In the cut­throat fash­ion in­dus­try where the pres­sure to top one’s last col­lec­tion hangs over ev­ery de­signer’s head like Damo­cles’ sword, fash­ion de­signer Ziggy Savella is qui­etly making a name for him­self with func­tional, prac­ti­cal menswear pieces.

Over the last three years, he has dis­tanced him­self from the runway, caus­ing ob­servers to be­lieve he had got­ten tired of it all. “I wasn’t really gone,” he says. He merely took the time to fig­ure out which di­rec­tion to take his ca­reer and where to build his workspace. Now six years on his own and with very lit­tle so­cial me­dia buzz or public­ity, Savella en­ter­tains clients in his quiet and com­fort­able work­shop in an unas­sum­ing Que­zon City neigh­bor­hood. Here, loyal cus­tomers come to have their suits made, happy to spread the word about him on Face­book and In­sta­gram. Not one to self-pro­mote, he says, “I be­lieve that if you pro­duce good work, peo­ple will rave about you.”

A graduate of fash­ion de­sign and mer­chan­dis­ing from the De La Salle-Col­lege of St. Be­nilde, Savella found him­self drawn to menswear “be­cause I wanted to cre­ate clothes that I can wear.”

It’s the same no-non­sense at­ti­tude that he brings to his work ta­ble. Prac­ti­cal and time­less, his col­lec­tions in­clude pieces that any­one from the 8-to-5 of­fice worker to the bank teller to the me­dia ex­ec­u­tive can wear. “I want my clothes to be down-to-earth and re­lat­able; they’re not sup­posed to shock peo­ple. I want them to see that my clothes make for good in­vest­ments.”

De­sign­ing for the fa­mil­iar may be lim­it­ing for some, but not for Savella. “The big­gest chal­lenge for menswear would be to rein­vent what is al­ready there, by adding sub­tle de­tails with­out over­pow­er­ing the whole look.” At the Manila Fash­ion Fes­ti­val, where he launched his come­back with a loungewear col­lec­tion in­spired by “adap­tive cloth­ing”—cloth­ing meant for peo­ple with spe­cial needs—he ap­plied this phi­los­o­phy by reinventing sleep­wear but still keep­ing it prac­ti­cal and wear­able. The col­lec­tion was in­spired by his late grand­mother, a home eco­nomics teacher who had taught him the value of dis­ci­pline as well as es­sen­tial sewing tech­niques.

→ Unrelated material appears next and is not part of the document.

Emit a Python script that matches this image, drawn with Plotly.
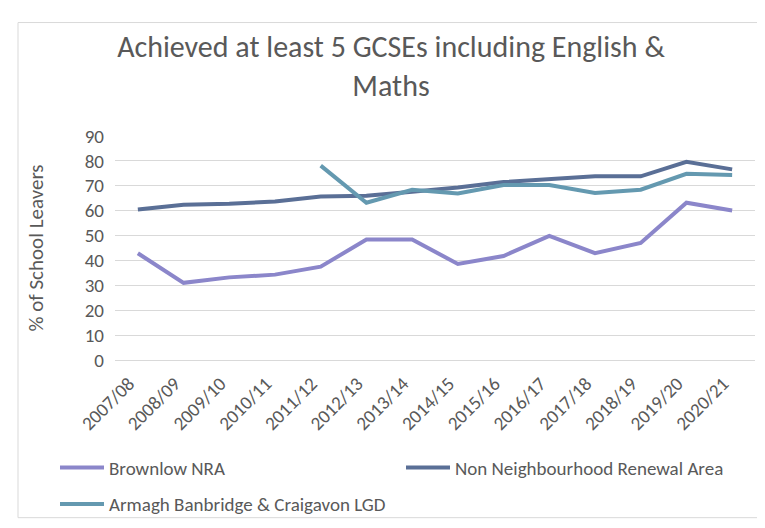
import plotly.graph_objects as go

years = ["2007/08", "2008/09", "2009/10", "2010/11", "2011/12", "2012/13", "2013/14",
         "2014/15", "2015/16", "2016/17", "2017/18", "2018/19", "2019/20", "2020/21"]
brownlow = [42.9, 31.0, 33.2, 34.3, 37.5, 48.4, 48.4, 38.6, 41.8, 49.9, 42.9, 47.0, 63.2, 60.1]
non_nra = [60.5, 62.4, 62.8, 63.7, 65.7, 66.0, 67.6, 69.3, 71.5, 72.7, 73.8, 73.8, 79.6, 76.6]
abc_lgd = [None, None, None, None, 78.1, 63.2, 68.4, 66.9, 70.3, 70.3, 67.1, 68.4, 74.8, 74.3]

FONT = "Carlito, Calibri, Lato, sans-serif"
GREY = "#595959"

fig = go.Figure()
fig.add_trace(go.Scatter(x=years, y=brownlow, mode="lines", name="Brownlow NRA",
                         line=dict(color="#8B86CA", width=4), legend="legend"))
fig.add_trace(go.Scatter(x=years, y=non_nra, mode="lines", name="Non Neighbourhood Renewal Area",
                         line=dict(color="#5A6F96", width=4), legend="legend"))
fig.add_trace(go.Scatter(x=years, y=abc_lgd, mode="lines", name="Armagh Banbridge & Craigavon LGD",
                         line=dict(color="#6499B0", width=4), legend="legend2"))

W, H = 765, 528
L, R, T, B = 107, 18, 128, 167
pw, ph = W - L - R, H - T - B

def px(x):
    return (x - L) / pw

def py(y):
    return (H - B - y) / ph

fig.update_layout(
    width=W, height=H,
    margin=dict(l=L, r=R, t=T, b=B),
    paper_bgcolor="white", plot_bgcolor="white",
    font=dict(family=FONT, color=GREY, size=19),
    title=dict(text="Achieved at least 5 GCSEs including English &<br>Maths",
               x=383 / W, xanchor="center", y=1 - 49 / H, yanchor="top",
               font=dict(family=FONT, size=30, color=GREY)),
    xaxis=dict(type="category", tickangle=-45, showgrid=False, showline=False,
               ticks="", tickfont=dict(size=19, color=GREY), range=[-0.5, 13.5],
               ticklabelstandoff=8, ticklabelshift=-9),
    yaxis=dict(range=[0, 90], dtick=10, showgrid=True, gridcolor="#D9D9D9", gridwidth=1,
               zeroline=True, zerolinecolor="#D9D9D9", zerolinewidth=1,
               ticks="", tickfont=dict(size=19, color=GREY), ticklabelstandoff=10,
               title=dict(text="% of School Leavers", font=dict(size=21, color=GREY), standoff=35)),
    legend=dict(orientation="h", x=px(47), xanchor="left", y=py(473), yanchor="middle",
                entrywidth=287, entrywidthmode="pixels", font=dict(size=19, color=GREY),
                itemwidth=44, bgcolor="rgba(0,0,0,0)"),
    legend2=dict(orientation="h", x=px(47), xanchor="left", y=py(511), yanchor="middle",
                 font=dict(size=19, color=GREY), itemwidth=44, bgcolor="rgba(0,0,0,0)"),
    showlegend=True,
    shapes=[dict(type="rect", xref="paper", yref="paper",
                 x0=px(10), x1=px(775), y0=py(525), y1=py(10),
                 line=dict(color="#D9D9D9", width=1), layer="below")],
)

fig.write_html("out.html")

How soon we’ll see a new col­lec­tion from Savella will all de­pend on how in­spired he is to cre­ate an­other line. “It really de­pends on my mood. I don’t want to release ev­ery­thing for the sake of re­leas­ing. It might take me three months or three years. It all de­pends on how in­spired I am.”

For now, he likes to stay off the radar and keep him­self busy with work, “more than 70 per­cent of which is fun,” he says. “You do get those crazy mo­ments, but I al­ways tell my­self to al­ways de­liver, and to de­liver good. If peo­ple want to talk about me, it has to be on a pos­i­tive note.”

Dark interiors lead to de­signer Ziggy Savella’s workspace, where he pon­ders the mod­ern state of mas­culin­ity.